Federal prosecutors unsealed an indictment against three Chinese nationals this week in a US District Court, accusing them of hacking into at least three multinational corporations over the past seven years.
The eight-count indictment accuses Wu Yingzhuo, Dong Hao, and Xia Lei of conspiracy to commit computer fraud and abuse, trade secret theft, wire fraud and aggravated identity theft against Siemens AG, Moody’s Analytics, and Trimble, a geospatial technology firm. Siemens is a major contractor for US critical infrastructure.
The indictment doesn’t mention the Chinese government directly, but it does mention the UPS Backdoor malware the defendants allegedly used, which has been linked to the government.
The three worked for what is nominally an internet security firm called Guangzhou Bo Yu Information Technology (Boyusec). Wu and Dong are founding members and equity shareholders of the company, while Xia is an employee.
The indictment alleges that in 2014 the hackers broke into the network of Siemens and stole employee user names and passwords and 407GB of data relating to the company’s energy, technology, and transportation businesses – all of which fall under the “critical infrastructure” heading.
In the case of Moody’s, the hackers placed a rule on an email server that caused all messages sent to a prominent company economist to be forwarded to a dummy account created by the attackers.
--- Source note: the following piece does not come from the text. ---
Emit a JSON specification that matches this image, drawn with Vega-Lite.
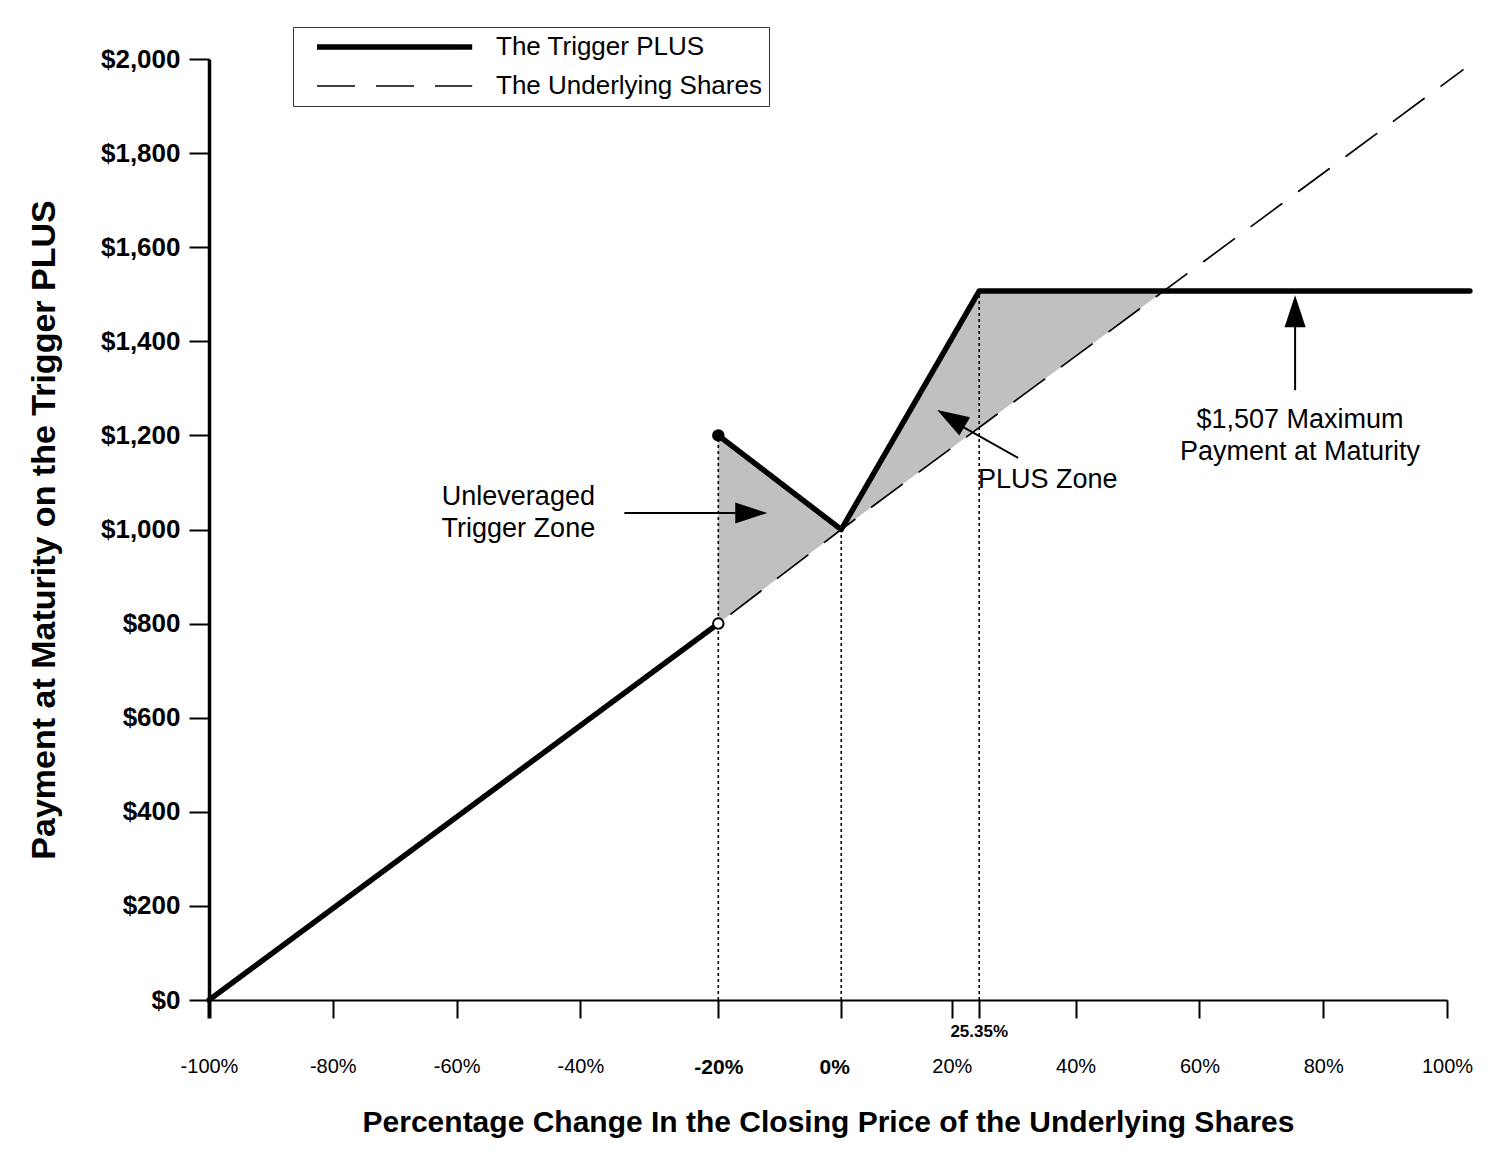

While the indictment only described the economist as “Employee A,” the Wall Street Journal reported that most of the rumors point to Mark Zandi, “chief economist” at the firm who, “has frequently been cited by congressional Democrats and Obama administration officials.”
Against Trimble, the hackers allegedly stole data on a Global Navigation Satellite Systems (GNSS) product that the company had spent three years and millions of dollars developing.
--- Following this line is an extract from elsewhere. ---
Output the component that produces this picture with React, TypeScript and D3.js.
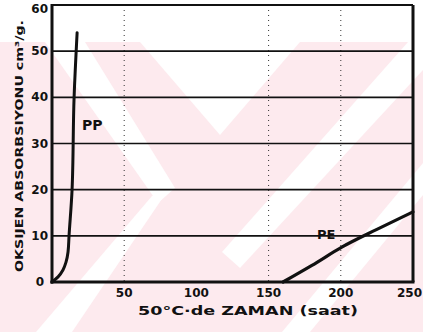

While the technology apparently has no military application, Reuters reported that an anonymous US official said the Chinese government could have been interested in using it to track dissidents, Chinese citizens who are overseas and foreign spies.
Ars Technica notes that an anonymous group called Intrusion Truth published a report in May claiming that Boyusec was a front for APT3 – one of the hacking units of the People’s Liberation Army. Also, a few days later, security firm Recorded Future reported that APT3 – which is also known as Gothic Panda, Buckeye, UPS Team, and TG-0110 – worked directly for China’s Ministry of State Security.
That is significant, given that, according to the indictment, the hacking began no later than 2011 and continued until at least May 2017 – nearly two years after President Obama and Chinese President Xi Jinping announced, with considerable fanfare, an agreement aimed at curbing economic espionage.
According to the White House press release, dated 25 September 2015:
Neither country’s government will conduct or knowingly support cyber-enabled theft of intellectual property, including trade secrets or other confidential business information, with the intent of providing competitive advantages to companies or commercial sectors.
Of course, that carefully worded language contained holes – major holes. It refers only to the governments of both countries – not their private sectors. And saying the government will not “knowingly support” something is obviously not a promise that it will take steps to stop it.
Besides a flurry of news stories about the indictment, what does this all mean?
Almost certainly very little. The defendants are out of the reach of US law enforcement. President Trump is trying to get Xi to assist in putting pressure on North Korea, and is very unlikely to want to jeopardize that by making an issue out of IP theft.
Indeed, if history is any guide, all this is likely to do is generate a few denials and veiled threats from China’s leaders.
Back in 2014, US prosecutors indicted five military officers from the notorious People’s Liberation Army (PLA) hacking unit 61398.
China warned it would retaliate if the US pressed the issue. And that was pretty much that.
Which is the way Kevin Murray, director at Murray Associates, a counter espionage consultancy, sees this case playing out. Does the indictment mean anything significant will happen? “No,” he said, offering a brief history lesson.
Go back 1,000 years, remembering that the Chinese invented things like silk, gunpowder, paper. All this intellectual property was stolen from them. At that time, the law in China was that if you engaged in it, that was your life. But it still got stolen. So now they’re getting back at us. And we’re trying to replicate what they did by punishing the criminal. Is it going to help? No.
Murray said if those responsible for protecting IP faced charges, “then you’d see some changes.”
But whoever gets prosecuted, things are unlikely to change. A report earlier this year by Cybereason, on compliance with the US/China agreement, noted that monitoring it is increasingly difficult due to a trend toward nation states “outsourcing” cyberespionage to private firms.
According to the report:
The use of what are called, “cutouts and sympathetic agents to collect information on their behalf,” makes attribution of the attackers more difficult and also gives the governments “plausible deniability.”